I have decided to start running. I bought I decent pair of running shoes (nothing too expensive or too cheap), a slightly-too-tight sports bra (slightly too tight so that my breasts will stay firmly against my chest), and some new workout capris! Today I wore my new gear and took the first step toward living the life of a runner. I am following a running program that either I’ve adapted from somewhere or made up on my own, I can’t remember because I’ve spent days researching running programs for beginners. Anyway, here’s the program:
Week One: Mon.-Thurs. Run for one minute and walk for four minutes 6 times for a total of 30 minutes. And maybe get a mile or two on the weekend, too.
Today is Monday, which means I ran a total of six minutes today (more than ever; I know, it’s sad) and walked for a total of 24 minutes. Yay! It’s something to be proud of! I thought I was going to end up passing out and dying after the first one-minute run period, so I had intended to do 30-second bursts, but it turns out I’m in better shape than I though, and I managed to survive 6 one-minute bursts of running! It was also the fastest workout I’ve ever had. Like, it felt waaayyy faster than just walking for 32 minutes. I guess it’s because concentrating on and anticipating the one-minute run periods used a lot of my mind that would usually be bored and wandering. :] I’m not sure what I’m going to do for next week, I will have to figure it out when I get there. Plus, it’s Thanksgiving and I will be on holiday and away from my school’s awesome gym. But I think it will allow me to do more running outside, which, I think, will be a good thing.
Anyway, I’m super proud of myself and really happy because I feel like I am taking the initiative to really turn my life around. I’ve always wanted to run, but I’ve just never started; now, finally, I have started, and I have no intention of stopping. My first goal is to be able to run for 30 consecutive minutes. And then my next goal is to be able to run 3 miles in 30 minutes, which would have me running at about six miles per hour, which, honestly, is not that fast to most, but it is to me.
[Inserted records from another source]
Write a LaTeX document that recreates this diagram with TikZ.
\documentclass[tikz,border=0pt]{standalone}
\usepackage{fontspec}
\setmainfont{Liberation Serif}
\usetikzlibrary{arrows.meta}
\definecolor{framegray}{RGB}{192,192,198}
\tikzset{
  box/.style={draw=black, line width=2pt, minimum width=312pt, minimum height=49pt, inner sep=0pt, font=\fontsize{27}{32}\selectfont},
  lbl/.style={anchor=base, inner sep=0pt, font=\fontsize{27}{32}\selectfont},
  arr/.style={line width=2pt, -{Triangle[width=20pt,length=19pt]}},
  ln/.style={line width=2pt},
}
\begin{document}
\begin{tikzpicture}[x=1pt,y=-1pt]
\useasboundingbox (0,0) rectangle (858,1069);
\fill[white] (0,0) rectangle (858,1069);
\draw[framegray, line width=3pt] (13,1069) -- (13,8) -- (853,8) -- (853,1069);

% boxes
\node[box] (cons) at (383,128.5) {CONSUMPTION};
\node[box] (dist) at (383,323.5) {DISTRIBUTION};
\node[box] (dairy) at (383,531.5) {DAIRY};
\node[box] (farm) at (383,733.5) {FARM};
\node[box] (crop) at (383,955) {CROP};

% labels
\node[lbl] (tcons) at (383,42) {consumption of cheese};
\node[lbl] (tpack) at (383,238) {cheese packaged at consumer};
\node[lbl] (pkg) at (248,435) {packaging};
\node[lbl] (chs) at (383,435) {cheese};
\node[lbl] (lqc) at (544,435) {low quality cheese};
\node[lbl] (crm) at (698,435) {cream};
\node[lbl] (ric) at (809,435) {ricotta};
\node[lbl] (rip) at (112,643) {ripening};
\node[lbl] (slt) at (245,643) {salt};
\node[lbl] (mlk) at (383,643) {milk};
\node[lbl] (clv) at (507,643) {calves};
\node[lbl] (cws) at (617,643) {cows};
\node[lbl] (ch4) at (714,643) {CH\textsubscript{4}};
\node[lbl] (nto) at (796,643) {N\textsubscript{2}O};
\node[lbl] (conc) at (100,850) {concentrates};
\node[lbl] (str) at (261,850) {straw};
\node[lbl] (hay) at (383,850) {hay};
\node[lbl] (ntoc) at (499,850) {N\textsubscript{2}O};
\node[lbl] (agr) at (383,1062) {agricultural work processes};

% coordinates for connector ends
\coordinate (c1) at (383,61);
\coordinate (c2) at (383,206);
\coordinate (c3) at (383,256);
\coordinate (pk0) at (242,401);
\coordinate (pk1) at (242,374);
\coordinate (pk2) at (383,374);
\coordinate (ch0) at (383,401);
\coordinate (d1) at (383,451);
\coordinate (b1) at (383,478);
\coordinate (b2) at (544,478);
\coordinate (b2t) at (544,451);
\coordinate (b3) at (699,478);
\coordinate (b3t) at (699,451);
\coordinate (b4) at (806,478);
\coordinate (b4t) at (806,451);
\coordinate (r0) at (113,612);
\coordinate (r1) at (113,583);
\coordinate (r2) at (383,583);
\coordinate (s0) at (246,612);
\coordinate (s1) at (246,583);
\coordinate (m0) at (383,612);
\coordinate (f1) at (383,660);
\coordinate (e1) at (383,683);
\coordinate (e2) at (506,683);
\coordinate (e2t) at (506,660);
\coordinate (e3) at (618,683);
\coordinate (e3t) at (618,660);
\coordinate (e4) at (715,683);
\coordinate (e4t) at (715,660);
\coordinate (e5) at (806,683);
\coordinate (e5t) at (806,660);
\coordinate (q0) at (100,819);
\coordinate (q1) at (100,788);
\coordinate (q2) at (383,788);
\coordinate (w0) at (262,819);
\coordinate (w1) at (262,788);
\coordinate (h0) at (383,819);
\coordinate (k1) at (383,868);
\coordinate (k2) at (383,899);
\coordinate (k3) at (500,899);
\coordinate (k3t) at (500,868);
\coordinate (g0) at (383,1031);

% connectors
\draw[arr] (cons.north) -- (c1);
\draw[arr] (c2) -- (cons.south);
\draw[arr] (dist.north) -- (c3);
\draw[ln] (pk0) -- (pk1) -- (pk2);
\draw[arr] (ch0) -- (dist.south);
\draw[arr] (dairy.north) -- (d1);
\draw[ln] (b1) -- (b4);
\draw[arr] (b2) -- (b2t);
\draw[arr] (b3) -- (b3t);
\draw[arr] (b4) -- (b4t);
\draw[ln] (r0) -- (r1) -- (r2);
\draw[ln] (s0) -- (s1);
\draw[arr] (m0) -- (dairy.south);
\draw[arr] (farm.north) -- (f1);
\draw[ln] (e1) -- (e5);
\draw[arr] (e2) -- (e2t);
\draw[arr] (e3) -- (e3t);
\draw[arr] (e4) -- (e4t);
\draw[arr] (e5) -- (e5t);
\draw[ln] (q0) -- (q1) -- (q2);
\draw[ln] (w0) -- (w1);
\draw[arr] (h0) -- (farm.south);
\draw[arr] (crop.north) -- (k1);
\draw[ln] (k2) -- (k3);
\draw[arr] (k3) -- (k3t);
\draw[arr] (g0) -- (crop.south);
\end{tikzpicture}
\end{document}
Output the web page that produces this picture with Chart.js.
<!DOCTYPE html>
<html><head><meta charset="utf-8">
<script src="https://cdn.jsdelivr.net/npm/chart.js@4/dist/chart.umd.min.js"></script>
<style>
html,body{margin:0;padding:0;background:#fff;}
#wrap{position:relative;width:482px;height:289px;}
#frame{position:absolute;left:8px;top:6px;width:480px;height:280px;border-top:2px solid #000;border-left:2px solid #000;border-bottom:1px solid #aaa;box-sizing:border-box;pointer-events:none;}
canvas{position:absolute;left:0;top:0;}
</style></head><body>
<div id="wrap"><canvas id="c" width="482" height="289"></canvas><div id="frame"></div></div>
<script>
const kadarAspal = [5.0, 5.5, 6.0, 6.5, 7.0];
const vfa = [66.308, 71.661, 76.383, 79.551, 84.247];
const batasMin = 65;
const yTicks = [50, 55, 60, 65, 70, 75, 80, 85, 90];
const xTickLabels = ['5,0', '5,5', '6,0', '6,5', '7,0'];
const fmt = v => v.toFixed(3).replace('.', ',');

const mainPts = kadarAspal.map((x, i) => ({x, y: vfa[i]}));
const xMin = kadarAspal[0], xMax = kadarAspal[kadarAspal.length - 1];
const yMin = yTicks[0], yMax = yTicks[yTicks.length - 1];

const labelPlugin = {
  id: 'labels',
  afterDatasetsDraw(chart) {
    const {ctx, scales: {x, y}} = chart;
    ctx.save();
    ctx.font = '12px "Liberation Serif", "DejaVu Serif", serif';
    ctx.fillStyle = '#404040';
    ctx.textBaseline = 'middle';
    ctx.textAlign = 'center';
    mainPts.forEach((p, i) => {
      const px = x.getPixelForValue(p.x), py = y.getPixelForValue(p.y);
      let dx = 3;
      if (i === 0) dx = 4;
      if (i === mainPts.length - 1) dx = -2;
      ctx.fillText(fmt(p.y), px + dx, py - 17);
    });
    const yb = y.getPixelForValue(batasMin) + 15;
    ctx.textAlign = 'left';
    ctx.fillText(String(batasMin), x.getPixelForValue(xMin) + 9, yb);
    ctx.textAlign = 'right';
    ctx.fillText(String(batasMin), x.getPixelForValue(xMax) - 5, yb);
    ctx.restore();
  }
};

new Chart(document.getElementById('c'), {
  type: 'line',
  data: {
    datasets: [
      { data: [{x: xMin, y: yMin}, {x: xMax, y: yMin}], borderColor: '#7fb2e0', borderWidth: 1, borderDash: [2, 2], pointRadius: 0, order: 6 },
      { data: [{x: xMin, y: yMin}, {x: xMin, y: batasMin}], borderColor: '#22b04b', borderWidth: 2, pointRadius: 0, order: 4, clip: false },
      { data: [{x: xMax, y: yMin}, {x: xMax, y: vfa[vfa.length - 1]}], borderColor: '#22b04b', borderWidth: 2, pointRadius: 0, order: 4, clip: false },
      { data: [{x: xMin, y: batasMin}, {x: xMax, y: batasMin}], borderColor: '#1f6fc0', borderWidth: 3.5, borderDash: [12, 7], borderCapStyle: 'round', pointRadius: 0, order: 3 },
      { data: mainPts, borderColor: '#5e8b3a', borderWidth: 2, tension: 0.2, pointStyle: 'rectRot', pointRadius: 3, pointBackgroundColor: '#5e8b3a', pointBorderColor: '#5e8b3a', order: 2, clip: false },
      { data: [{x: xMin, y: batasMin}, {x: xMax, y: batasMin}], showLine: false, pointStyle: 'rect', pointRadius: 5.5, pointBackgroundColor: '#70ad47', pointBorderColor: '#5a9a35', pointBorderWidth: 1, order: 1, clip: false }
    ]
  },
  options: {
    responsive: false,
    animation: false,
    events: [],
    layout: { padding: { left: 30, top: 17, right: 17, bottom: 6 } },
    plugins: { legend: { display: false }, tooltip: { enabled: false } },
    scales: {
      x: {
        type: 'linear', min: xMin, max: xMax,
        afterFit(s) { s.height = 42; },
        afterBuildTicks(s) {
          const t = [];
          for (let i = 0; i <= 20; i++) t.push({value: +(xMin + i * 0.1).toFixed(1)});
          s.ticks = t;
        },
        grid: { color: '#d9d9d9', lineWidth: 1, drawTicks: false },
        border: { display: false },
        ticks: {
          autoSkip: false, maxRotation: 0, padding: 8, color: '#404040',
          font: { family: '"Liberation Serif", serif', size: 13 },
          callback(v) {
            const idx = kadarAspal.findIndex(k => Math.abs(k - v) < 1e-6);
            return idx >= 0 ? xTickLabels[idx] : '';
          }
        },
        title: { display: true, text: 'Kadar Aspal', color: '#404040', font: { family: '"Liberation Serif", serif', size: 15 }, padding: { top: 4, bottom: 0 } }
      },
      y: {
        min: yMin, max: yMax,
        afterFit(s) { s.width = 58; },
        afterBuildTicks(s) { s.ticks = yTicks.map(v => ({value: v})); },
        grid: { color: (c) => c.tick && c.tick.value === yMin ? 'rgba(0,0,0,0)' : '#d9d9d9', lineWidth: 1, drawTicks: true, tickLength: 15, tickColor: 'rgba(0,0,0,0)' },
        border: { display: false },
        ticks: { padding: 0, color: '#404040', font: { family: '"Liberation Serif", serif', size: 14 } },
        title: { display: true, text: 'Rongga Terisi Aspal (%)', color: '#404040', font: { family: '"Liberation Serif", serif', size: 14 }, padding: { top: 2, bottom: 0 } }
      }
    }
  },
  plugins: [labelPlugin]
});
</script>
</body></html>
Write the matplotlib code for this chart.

My tentative plan for after I reach my initial goals: After I succeed in being able to run 3 miles in half an hour, I will slowly increase my running time each week like this: 30, 33, 36, 39, 42, 45, 48, 51, 54, 57, 60. I will then make sure that I can run 6 miles in sixty minutes, and then I will slowly, very slowly, start to add more speed and distance. Of course, I have no idea if this is actually what I will do, but I do know that I am not going to stop running. I love it; it’s so much more fun than walking and it burns so many more calories. I feel so proud knowing that I can run! This is one thing that I will definitely stick with, and I think I might start running outside, like cross country. I ran just a little from the gym to the dorms, and it was really pleasant, I can only imagine how wonderful running in nature, passing trees and plants and flowers with fresh air must be. I want to go to the park this weekend and run (or at least try to).